Concern TWO --Storage requirements and associated cost could surge. Managing storage costs requires creating policies for necessary video storage and length of time the video is stored. Associating video with events will build rules for saving certain video based on correlations among the various events. This can significantly reduce storage requirements and associated expenses. Also, having storage managed by the IT group and leveraging their existing storage processes reduces overall storage equipment and management costs.
Concern THREE -- The amount of bandwidth, or network space, the video will consume. A single surveillance camera can generate 30-35 Mbps of raw (color, full-motion and uncompressed) video content. Adding video surveillance from hundreds of cameras to the network could overwhelm it. The added load could degrade network performance, create new management challenges for IT and require investments in additional network capacity.
There are a couple of solutions. First, conduct a threat assessment and situational analysis to determine the frame-per-second (fps) rate and resolution that needed for each camera. Second, choose an encoder or IP camera that will permit the frame rate and resolution to be set on a per-camera basis and one that will change either variable when a triggering event, such as “door forced” or “panic button pressed,” occurs. This will allow, for example, low-resolution 1 fps footage to switch to broadcast-quality 30 fps.

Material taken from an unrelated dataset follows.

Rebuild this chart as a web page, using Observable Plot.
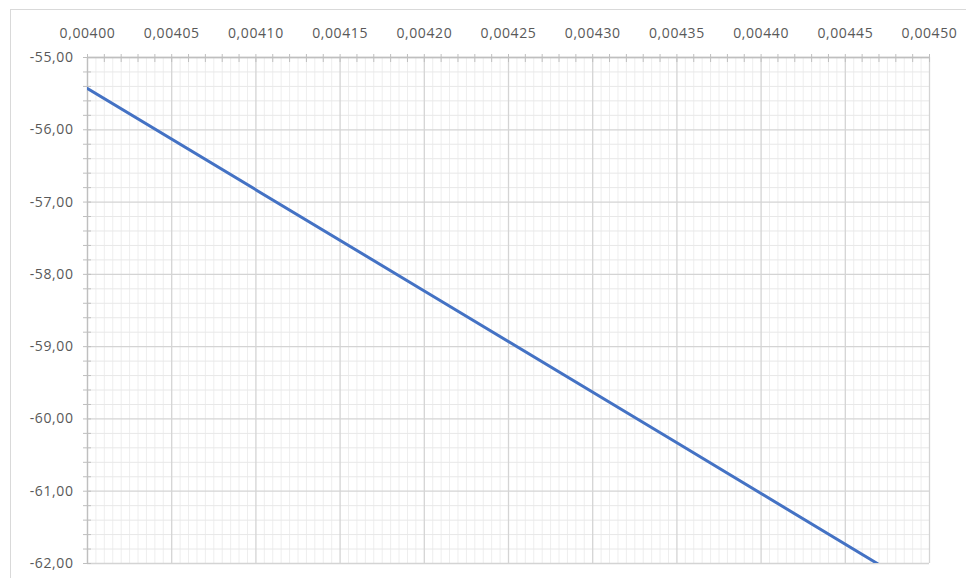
<!DOCTYPE html>
<html>
<head>
<meta charset="utf-8">
<script src="https://cdn.jsdelivr.net/npm/d3@7"></script>
<script src="https://cdn.jsdelivr.net/npm/@observablehq/plot@0.6"></script>
<style>
  html, body { margin: 0; padding: 0; background: #fff; }
  #wrap { position: relative; width: 966px; height: 578px; overflow: hidden; }
  #frame { position: absolute; left: 10px; top: 9px; width: 980px; height: 600px; border: 1px solid #d9d9d9; box-sizing: border-box; pointer-events: none; }
</style>
</head>
<body>
<div id="wrap"><div id="frame"></div></div>
<script>
// Series
const xValues = [0.00400, 0.00420, 0.00435, 0.004469];
const yValues = [-55.43, -58.23, -60.33, -62.00];

// Axis ticks / labels
const xTicks = [0.00400, 0.00405, 0.00410, 0.00415, 0.00420, 0.00425, 0.00430, 0.00435, 0.00440, 0.00445, 0.00450];
const yTicks = [-55, -56, -57, -58, -59, -60, -61, -62];
const xMinor = d3.range(400, 451).map(i => i / 100000);
const yMinor = d3.range(-310, -274).map(i => i / 5);
const xFine = d3.range(800, 901).map(i => i / 200000);

const data = xValues.map((x, i) => ({x, y: yValues[i]}));
const fmtX = d => d.toFixed(5).replace(".", ",");
const fmtY = d => d.toFixed(2).replace(".", ",");

const chart = Plot.plot({
  width: 966,
  height: 578,
  marginLeft: 87,
  marginRight: 37,
  marginTop: 57,
  marginBottom: 15,
  style: {fontFamily: "'Open Sans', sans-serif", fontSize: "14px", color: "#595959", letterSpacing: "0.6px", background: "transparent"},
  x: {domain: [0.004, 0.0045], label: null},
  y: {domain: [-62, -55], label: null},
  marks: [
    Plot.ruleX(xFine.filter((d, i) => i % 10 !== 0), {x: d => d, stroke: "#eeeeee", strokeWidth: 1}),
    Plot.ruleY(yMinor.filter((d, i) => i % 5 !== 0), {y: d => d, stroke: "#e8e8e8", strokeWidth: 1}),
    Plot.ruleX(xTicks, {x: d => d, stroke: "#d4d4d4", strokeWidth: 1.3}),
    Plot.ruleY(yTicks, {y: d => d, stroke: "#d4d4d4", strokeWidth: 1.3}),
    Plot.axisX(xMinor, {anchor: "top", label: null, tickSize: 8, dy: 4, stroke: "#bfbfbf", strokeOpacity: 1, tickFormat: () => ""}),
    Plot.axisY(yMinor, {anchor: "left", label: null, tickSize: 8, dx: 4, stroke: "#bfbfbf", strokeOpacity: 1, tickFormat: () => ""}),
    Plot.axisX(xTicks, {anchor: "top", label: null, tickSize: 0, tickPadding: 20, tickFormat: fmtX}),
    Plot.axisY(yTicks, {anchor: "left", label: null, tickSize: 0, tickPadding: 14, tickFormat: fmtY}),
    Plot.ruleY([-55], {stroke: "#bfbfbf", strokeWidth: 1.3}),
    Plot.ruleX([0.004], {stroke: "#bfbfbf", strokeWidth: 1.3}),
    Plot.line(data, {x: "x", y: "y", stroke: "#4472C4", strokeWidth: 3, clip: true})
  ]
});
chart.style.position = "absolute";
chart.style.left = "0";
chart.style.top = "0";
document.getElementById("wrap").appendChild(chart);
</script>
</body>
</html>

The right encoder will also allow a variety of video compression algorithms or codecs to be selected. The codec determines how the raw video is compressed (and decompressed) so that it uses less network bandwidth. Video encoders and decoders can use a high-quality MPEG-4 video compression technology that allows video streams to be switched over the IP network at up to full D1 resolution, and up to 30 fps, while consuming low bandwidth. Newer codecs, such as H.264, may provide additional capabilities for limiting bandwidth consumption.